A joint warning issued by the UN Economic and Social Commission for Asia and the Pacific (ESCAP) and the Regional Integrated Multi-Hazard Early Warning System for Africa and Asia (RIMES) says the Pacific region’s wet season during the next six months will be a tough one for the small island nations dotted across the ocean.
The resulting changes in climate will mean both increased and decreased rainfall, depending on the exact location of each island. In both cases the rains or lack of rain will threaten vulnerable sectors such as agriculture, freshwater resources, reef ecosystems, fisheries, public health and infrastructure.
“Even a weak El Niño event could put Pacific Island countries at high risk,” said Shamika Sirimanne, director of ESCAP’s Information and Communications Technology and Disaster Risk Reduction Division.
“Their location means they are often described as disaster hotspots and their remoteness and economic fragility add to their vulnerability to shocks from even mild deviations in climate,” she said.
The advisory for Pacific island countries explains that El Niño will be associated with irregular rainfall in the Pacific region, although effects vary across different regions within each country.
The northern parts of many countries, especially those with wide geographical coverage, will experience increased rainfall during an El Niño year, while the southern parts receive less.
A reduced wet season rainfall could impact subsistence agriculture the most, causing a loss of cash income and reducing people’s ability to support themselves – particularly in Timor-Leste, Papua New Guinea, Solomon Islands, Vanuatu, and Fiji.
Countries that normally have very low dry season rainfall, such as Timor-Leste and Papua New Guinea, are put at particular risk of drought-like conditions, ESCAP said.
Meanwhile, the likelihood of cyclones and severe storms for the Marshall Islands, the Cook Islands, Tuvalu, Samoa, Niue and Fiji is predicted to increase by 30 percent as ocean temperatures temporarily increase, the forum said.
To monitor these risks, ESCAP recommends establishing a regional mechanism that helps make proactive climate information available to support better preparedness and resilient development planning.
Strengthening early warning systems and multi-stakeholder platforms for risk communication in this way would facilitate understanding of the long-term risks and harmonization of risk management strategies and development plans of countries in the region, the agency said.
ESCAP is the regional development arm of the United Nations for the Asia-Pacific region.
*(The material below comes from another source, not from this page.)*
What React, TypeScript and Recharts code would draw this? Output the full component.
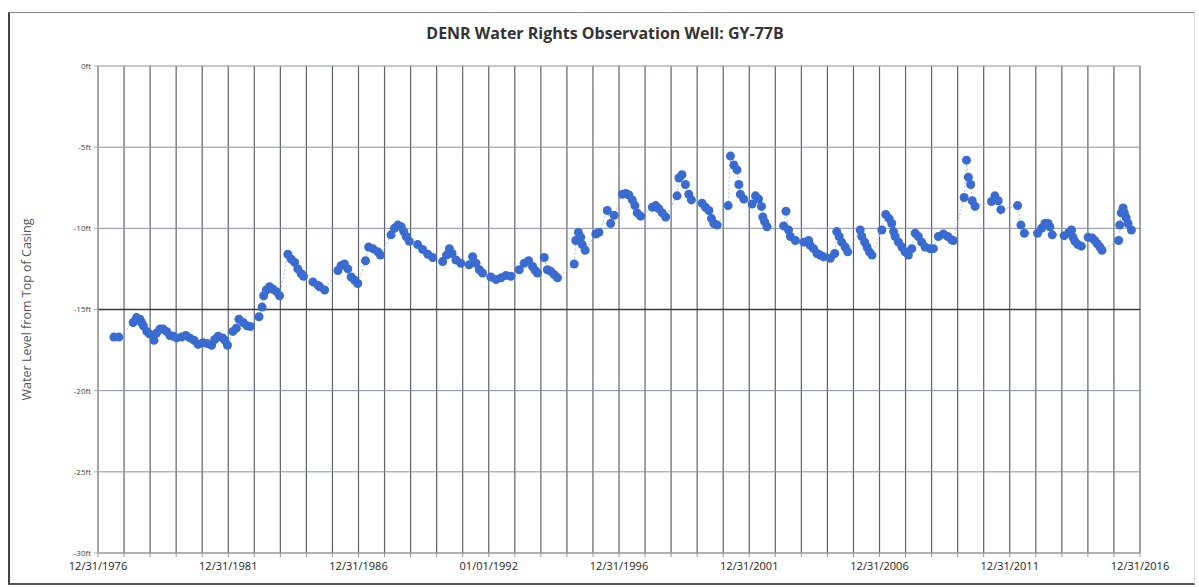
import { CartesianGrid, Label, Line, LineChart, ReferenceLine, XAxis, YAxis } from 'recharts'

// decimal year of each reading (1977.0 = 12/31/1976)
const sampleYear = [
  1977.61, 1977.8, 1978.35, 1978.48, 1978.61, 1978.67, 1978.74, 1978.87, 1978.97, 1979.15,
  1979.25, 1979.38, 1979.5, 1979.63, 1979.76, 1979.89, 1980.02, 1980.21, 1980.37, 1980.52,
  1980.69, 1980.84, 1981.03, 1981.19, 1981.36, 1981.48, 1981.61, 1981.78, 1981.87, 1981.97,
  1982.18, 1982.31, 1982.41, 1982.57, 1982.72, 1982.85, 1983.18, 1983.3, 1983.36, 1983.46,
  1983.59, 1983.72, 1983.85, 1983.97, 1984.29, 1984.42, 1984.55, 1984.67, 1984.8, 1984.89,
  1985.25, 1985.44, 1985.51, 1985.7, 1986.21, 1986.33, 1986.46, 1986.59, 1986.72, 1986.85,
  1986.97, 1987.27, 1987.39, 1987.55, 1987.74, 1987.84, 1988.25, 1988.38, 1988.51, 1988.64,
  1988.74, 1988.83, 1988.95, 1989.27, 1989.46, 1989.66, 1989.85, 1990.23, 1990.38, 1990.49,
  1990.59, 1990.74, 1990.93, 1991.25, 1991.38, 1991.51, 1991.64, 1991.76, 1992.08, 1992.28,
  1992.47, 1992.66, 1992.85, 1993.17, 1993.36, 1993.53, 1993.68, 1993.78, 1993.87, 1994.13,
  1994.25, 1994.38, 1994.51, 1994.64, 1995.28, 1995.34, 1995.44, 1995.53, 1995.59, 1995.7,
  1996.11, 1996.23, 1996.55, 1996.68, 1996.81, 1997.13, 1997.26, 1997.38, 1997.51, 1997.61,
  1997.7, 1997.83, 1998.28, 1998.41, 1998.53, 1998.66, 1998.79, 1999.23, 1999.3, 1999.42,
  1999.55, 1999.68, 1999.78, 2000.19, 2000.32, 2000.45, 2000.55, 2000.64, 2000.77, 2001.19,
  2001.28, 2001.41, 2001.53, 2001.6, 2001.66, 2001.79, 2002.11, 2002.24, 2002.36, 2002.47,
  2002.52, 2002.59, 2002.68, 2003.32, 2003.41, 2003.51, 2003.58, 2003.77, 2004.09, 2004.28,
  2004.34, 2004.47, 2004.6, 2004.72, 2004.85, 2005.11, 2005.28, 2005.36, 2005.45, 2005.55,
  2005.68, 2005.78, 2006.26, 2006.32, 2006.43, 2006.52, 2006.61, 2006.71, 2007.09, 2007.24,
  2007.37, 2007.47, 2007.54, 2007.6, 2007.73, 2007.86, 2007.98, 2008.11, 2008.24, 2008.37,
  2008.49, 2008.62, 2008.75, 2008.94, 2009.07, 2009.26, 2009.45, 2009.62, 2009.77, 2009.83,
  2010.25, 2010.34, 2010.41, 2010.5, 2010.56, 2010.67, 2011.3, 2011.43, 2011.56, 2011.66,
  2012.3, 2012.43, 2012.56, 2013.07, 2013.22, 2013.35, 2013.47, 2013.54, 2013.63, 2014.09,
  2014.27, 2014.37, 2014.43, 2014.5, 2014.62, 2014.75, 2015.01, 2015.17, 2015.26, 2015.36,
  2015.46, 2015.54, 2016.18, 2016.22, 2016.28, 2016.35, 2016.4, 2016.47, 2016.54, 2016.67,
]

// water level below top of casing, feet
const waterLevel = [
  -16.7, -16.7, -15.8, -15.5, -15.6, -15.8, -16.0, -16.35, -16.5, -16.9,
  -16.45, -16.2, -16.2, -16.35, -16.6, -16.65, -16.75, -16.7, -16.6, -16.75,
  -16.9, -17.15, -17.05, -17.1, -17.2, -16.85, -16.65, -16.75, -16.9, -17.2,
  -16.35, -16.15, -15.6, -15.8, -16.0, -16.05, -15.45, -14.85, -14.15, -13.8,
  -13.6, -13.75, -13.9, -14.15, -11.6, -11.9, -12.1, -12.5, -12.8, -12.95,
  -13.3, -13.5, -13.6, -13.8, -12.6, -12.3, -12.2, -12.5, -13.0, -13.2,
  -13.4, -12.0, -11.15, -11.25, -11.45, -11.65, -10.4, -10.0, -9.8, -9.9,
  -10.2, -10.5, -10.8, -11.0, -11.3, -11.6, -11.8, -12.05, -11.65, -11.25,
  -11.55, -11.95, -12.15, -12.25, -11.75, -12.15, -12.55, -12.75, -13.0, -13.15,
  -13.05, -12.9, -12.95, -12.55, -12.15, -12.0, -12.35, -12.6, -12.75, -11.8,
  -12.55, -12.65, -12.85, -13.05, -12.2, -10.75, -10.25, -10.55, -11.0, -11.35,
  -10.35, -10.25, -8.9, -9.7, -9.2, -7.9, -7.85, -7.95, -8.25, -8.6,
  -9.05, -9.25, -8.7, -8.6, -8.8, -9.05, -9.3, -8.0, -6.9, -6.7,
  -7.3, -7.9, -8.25, -8.45, -8.7, -8.9, -9.4, -9.7, -9.8, -8.6,
  -5.55, -6.1, -6.4, -7.3, -7.9, -8.2, -8.5, -8.0, -8.2, -8.65,
  -9.3, -9.6, -9.9, -9.85, -8.95, -10.1, -10.5, -10.75, -10.85, -10.75,
  -11.05, -11.25, -11.55, -11.65, -11.75, -11.85, -11.55, -10.2, -10.5, -10.85,
  -11.15, -11.45, -10.1, -10.5, -10.85, -11.15, -11.45, -11.65, -10.1, -9.15,
  -9.4, -9.7, -10.2, -10.5, -10.85, -11.15, -11.45, -11.65, -11.25, -10.3,
  -10.5, -10.85, -11.15, -11.25, -11.25, -10.5, -10.35, -10.5, -10.7, -10.75,
  -8.1, -5.8, -6.85, -7.3, -8.3, -8.65, -8.35, -8.0, -8.3, -8.85,
  -8.6, -9.8, -10.3, -10.3, -10.0, -9.7, -9.7, -9.9, -10.4, -10.45,
  -10.25, -10.1, -10.55, -10.8, -11.0, -11.1, -10.55, -10.6, -10.75, -10.95,
  -11.15, -11.35, -10.75, -9.8, -9.05, -8.75, -9.05, -9.35, -9.7, -10.1,
]

const yearTicks = Array.from({ length: 41 }, (_, i) => 1977 + i)
const dateLabels: Record<number, string> = {
  1977: '12/31/1976',
  1982: '12/31/1981',
  1987: '12/31/1986',
  1992: '01/01/1992',
  1997: '12/31/1996',
  2002: '12/31/2001',
  2007: '12/31/2006',
  2012: '12/31/2011',
  2017: '12/31/2016',
}
const levelTicks = [0, -5, -10, -15, -20, -25, -30]

const data = sampleYear.map((year, i) => ({ year, level: waterLevel[i] }))

const FONT = '"Open Sans", "DejaVu Sans", sans-serif'

export default function App() {
  return (
    <div style={{ position: 'absolute', left: 0, top: 0, width: 1199, height: 587, background: '#fff', fontFamily: FONT }}>
      <div
        style={{
          position: 'absolute',
          left: 8,
          top: 12,
          width: 1184,
          height: 570,
          borderLeft: '2px solid #444',
          borderTop: '1px solid #888',
          borderBottom: '2px solid #555',
          borderRight: '1px solid #ddd',
        }}
      />
      <div
        style={{
          position: 'absolute',
          left: 0,
          top: 22,
          width: 1210,
          textAlign: 'center',
          fontSize: 16,
          fontWeight: 700,
          color: '#333',
        }}
      >
        DENR Water Rights Observation Well: GY-77B
      </div>
      <div style={{ position: 'absolute', left: 0, top: 0 }}>
        <LineChart width={1199} height={587} data={data} margin={{ top: 66, right: 59, bottom: 0, left: 0 }}>
          <CartesianGrid horizontal={false} stroke="#5f6269" strokeWidth={1.2} />
          <CartesianGrid vertical={false} stroke="#8791a6" strokeWidth={1} />
          <ReferenceLine y={-15} stroke="#3a3a3a" strokeWidth={1.3} />
          <XAxis
            type="number"
            dataKey="year"
            domain={[1977, 2017]}
            ticks={yearTicks}
            interval={0}
            height={34}
            tickSize={4}
            tickMargin={5}
            tickFormatter={(v: number) => dateLabels[v] ?? ''}
            tick={{ fontSize: 11, fill: '#222', fontFamily: FONT }}
            stroke="#999"
          />
          <YAxis
            type="number"
            domain={[-30, 0]}
            ticks={levelTicks}
            width={98}
            tickSize={4}
            tickMargin={3}
            tickFormatter={(v: number) => `${v}ft`}
            tick={{ fontSize: 8, fill: '#444', fontFamily: FONT }}
            stroke="#aaa"
          >
            <Label
              value="Water Level from Top of Casing"
              angle={-90}
              position="insideLeft"
              offset={27}
              style={{ fontSize: 12.5, fill: '#555', fontFamily: FONT, textAnchor: 'middle' }}
            />
          </YAxis>
          <Line
            type="linear"
            dataKey="level"
            stroke="#a8bfe9"
            strokeWidth={1}
            strokeDasharray="2 2"
            dot={{ r: 4.5, fill: '#3a6bd0', stroke: 'none' }}
            activeDot={false}
            isAnimationActive={false}
          />
        </LineChart>
      </div>
    </div>
  )
}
Made up of 53 Member States and nine Associate Members, with a geographical scope that stretches from Turkey in the west to the Pacific island nation of Kiribati in the east, and from Russia in the north to New Zealand in the south, the region is home to 4.1 billion people, or two thirds of the world’s population.
This makes ESCAP the most comprehensive of the United Nations five regional commissions, and the largest United Nations body serving the Asia-Pacific region.